Task to carry out:
Skip every picture and transcribe the remaining material exactly.
--- begin ---
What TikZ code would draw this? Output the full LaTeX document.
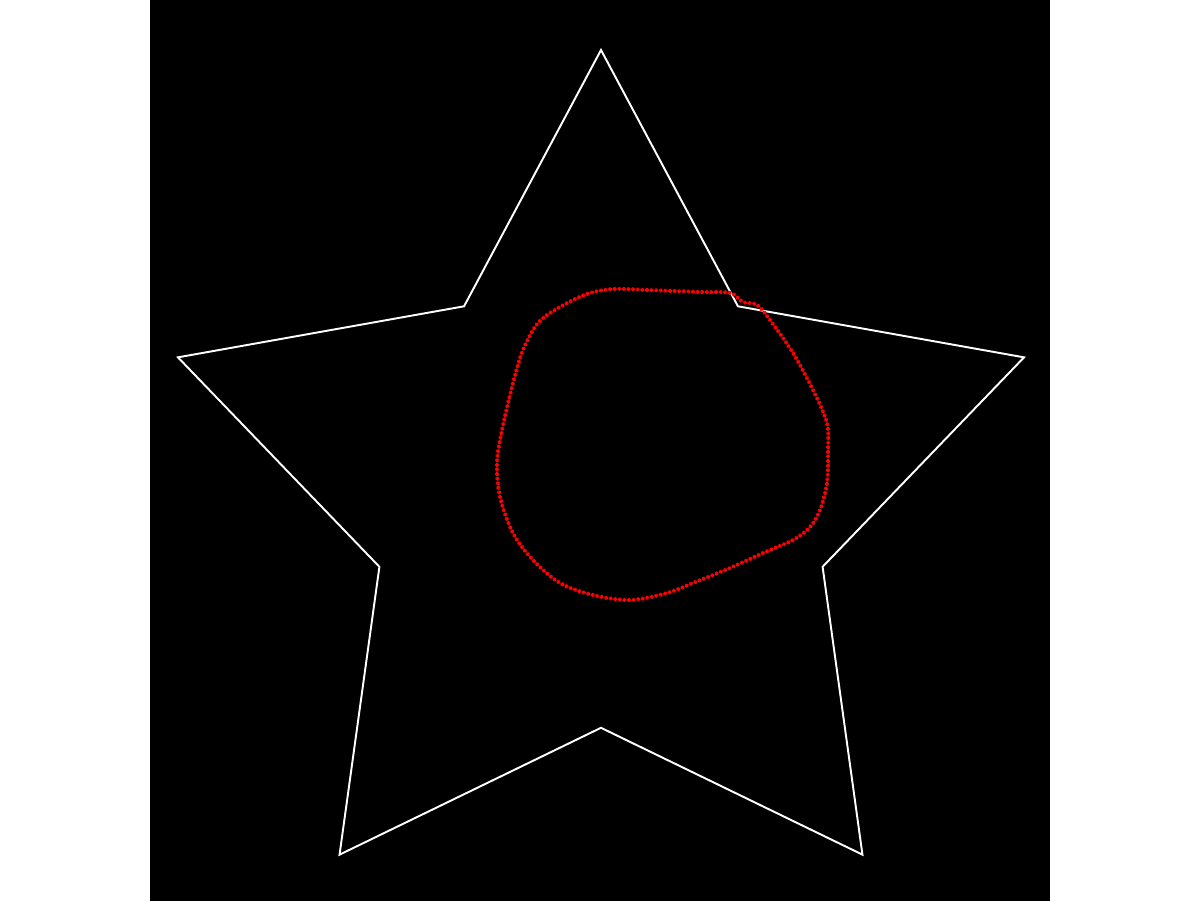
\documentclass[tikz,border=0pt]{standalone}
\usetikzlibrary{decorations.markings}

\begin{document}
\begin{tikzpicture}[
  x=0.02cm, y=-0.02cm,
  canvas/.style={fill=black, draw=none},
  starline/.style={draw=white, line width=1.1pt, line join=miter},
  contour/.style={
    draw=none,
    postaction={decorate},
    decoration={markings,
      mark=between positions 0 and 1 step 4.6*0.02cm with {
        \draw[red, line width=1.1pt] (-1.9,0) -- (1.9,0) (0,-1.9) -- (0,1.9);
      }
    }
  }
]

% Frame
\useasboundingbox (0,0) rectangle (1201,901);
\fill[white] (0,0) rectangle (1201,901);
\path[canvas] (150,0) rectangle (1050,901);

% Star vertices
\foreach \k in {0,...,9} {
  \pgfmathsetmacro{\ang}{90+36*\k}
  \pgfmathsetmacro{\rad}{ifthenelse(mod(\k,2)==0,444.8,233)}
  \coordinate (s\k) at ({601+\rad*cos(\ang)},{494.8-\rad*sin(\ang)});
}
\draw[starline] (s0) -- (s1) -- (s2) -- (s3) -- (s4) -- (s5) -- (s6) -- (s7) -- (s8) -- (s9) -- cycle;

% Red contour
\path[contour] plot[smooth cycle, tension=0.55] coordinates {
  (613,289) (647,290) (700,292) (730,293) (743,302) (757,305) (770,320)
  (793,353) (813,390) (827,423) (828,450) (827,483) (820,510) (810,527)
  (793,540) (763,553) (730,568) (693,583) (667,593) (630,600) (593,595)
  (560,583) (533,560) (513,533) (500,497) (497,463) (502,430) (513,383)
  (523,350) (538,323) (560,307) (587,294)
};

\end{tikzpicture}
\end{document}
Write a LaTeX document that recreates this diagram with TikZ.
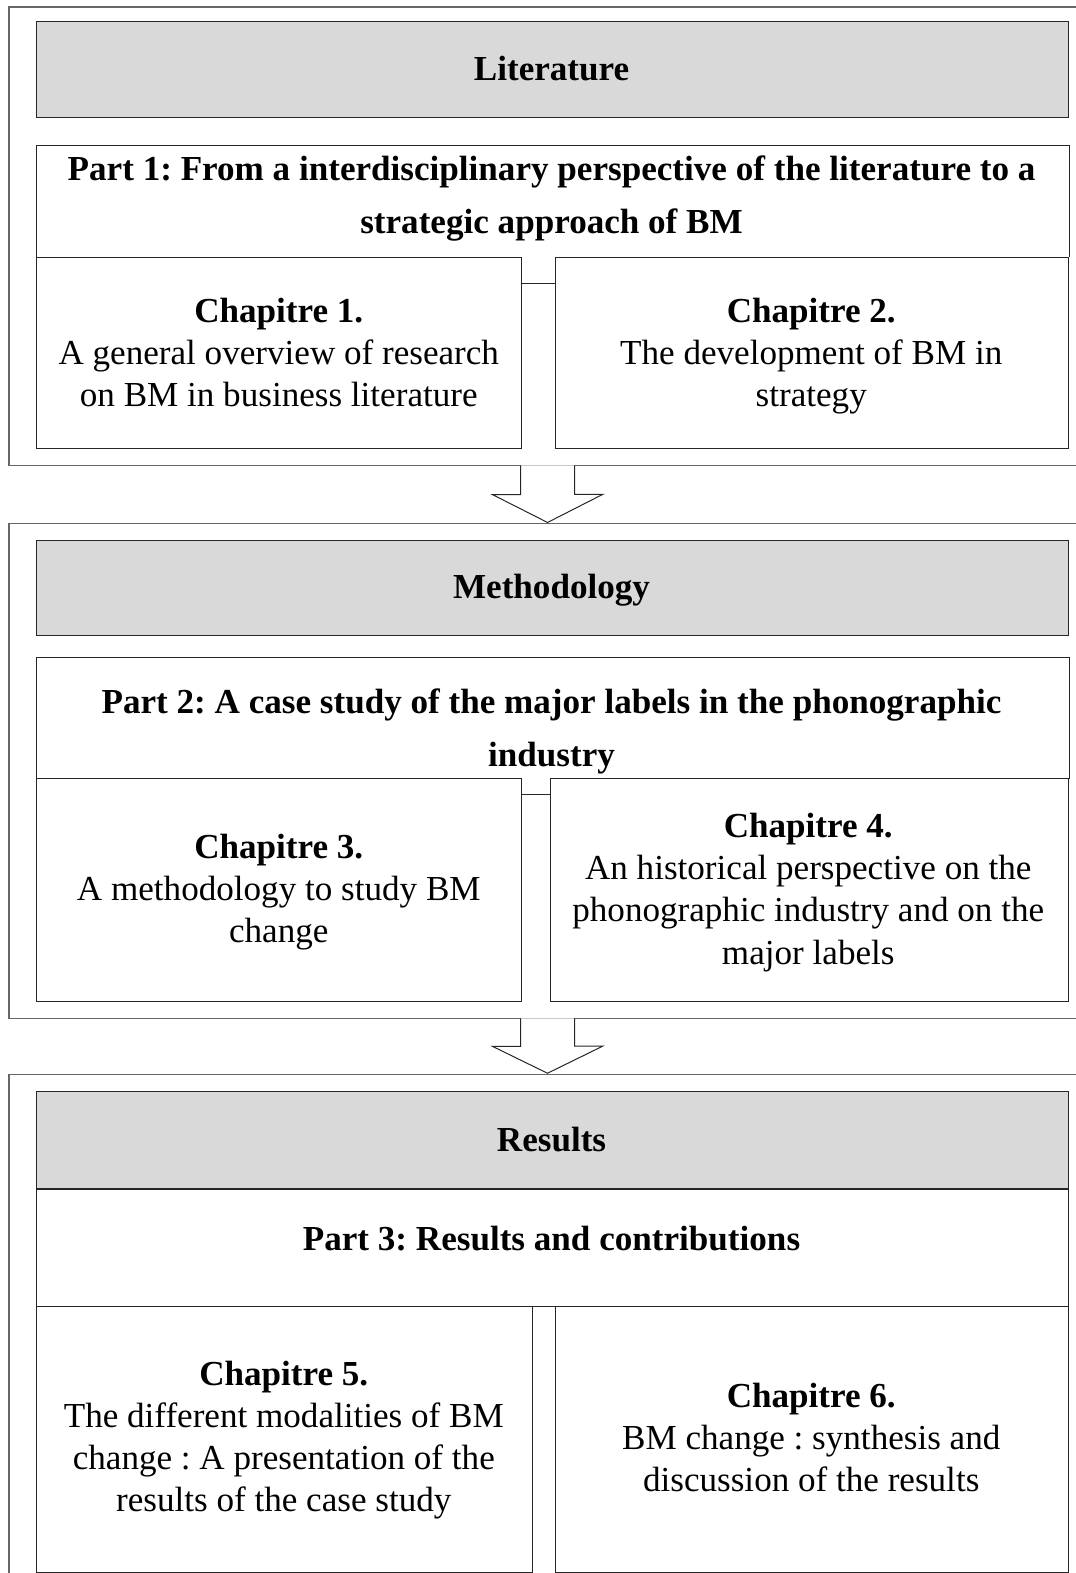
--- end ---
The output:
What TikZ code would draw this? Output the full LaTeX document.
\documentclass[tikz,border=0pt]{standalone}
\usetikzlibrary{decorations.markings}

\begin{document}
\begin{tikzpicture}[
  x=0.02cm, y=-0.02cm,
  canvas/.style={fill=black, draw=none},
  starline/.style={draw=white, line width=1.1pt, line join=miter},
  contour/.style={
    draw=none,
    postaction={decorate},
    decoration={markings,
      mark=between positions 0 and 1 step 4.6*0.02cm with {
        \draw[red, line width=1.1pt] (-1.9,0) -- (1.9,0) (0,-1.9) -- (0,1.9);
      }
    }
  }
]

% Frame
\useasboundingbox (0,0) rectangle (1201,901);
\fill[white] (0,0) rectangle (1201,901);
\path[canvas] (150,0) rectangle (1050,901);

% Star vertices
\foreach \k in {0,...,9} {
  \pgfmathsetmacro{\ang}{90+36*\k}
  \pgfmathsetmacro{\rad}{ifthenelse(mod(\k,2)==0,444.8,233)}
  \coordinate (s\k) at ({601+\rad*cos(\ang)},{494.8-\rad*sin(\ang)});
}
\draw[starline] (s0) -- (s1) -- (s2) -- (s3) -- (s4) -- (s5) -- (s6) -- (s7) -- (s8) -- (s9) -- cycle;

% Red contour
\path[contour] plot[smooth cycle, tension=0.55] coordinates {
  (613,289) (647,290) (700,292) (730,293) (743,302) (757,305) (770,320)
  (793,353) (813,390) (827,423) (828,450) (827,483) (820,510) (810,527)
  (793,540) (763,553) (730,568) (693,583) (667,593) (630,600) (593,595)
  (560,583) (533,560) (513,533) (500,497) (497,463) (502,430) (513,383)
  (523,350) (538,323) (560,307) (587,294)
};

\end{tikzpicture}
\end{document}
Write a LaTeX document that recreates this diagram with TikZ.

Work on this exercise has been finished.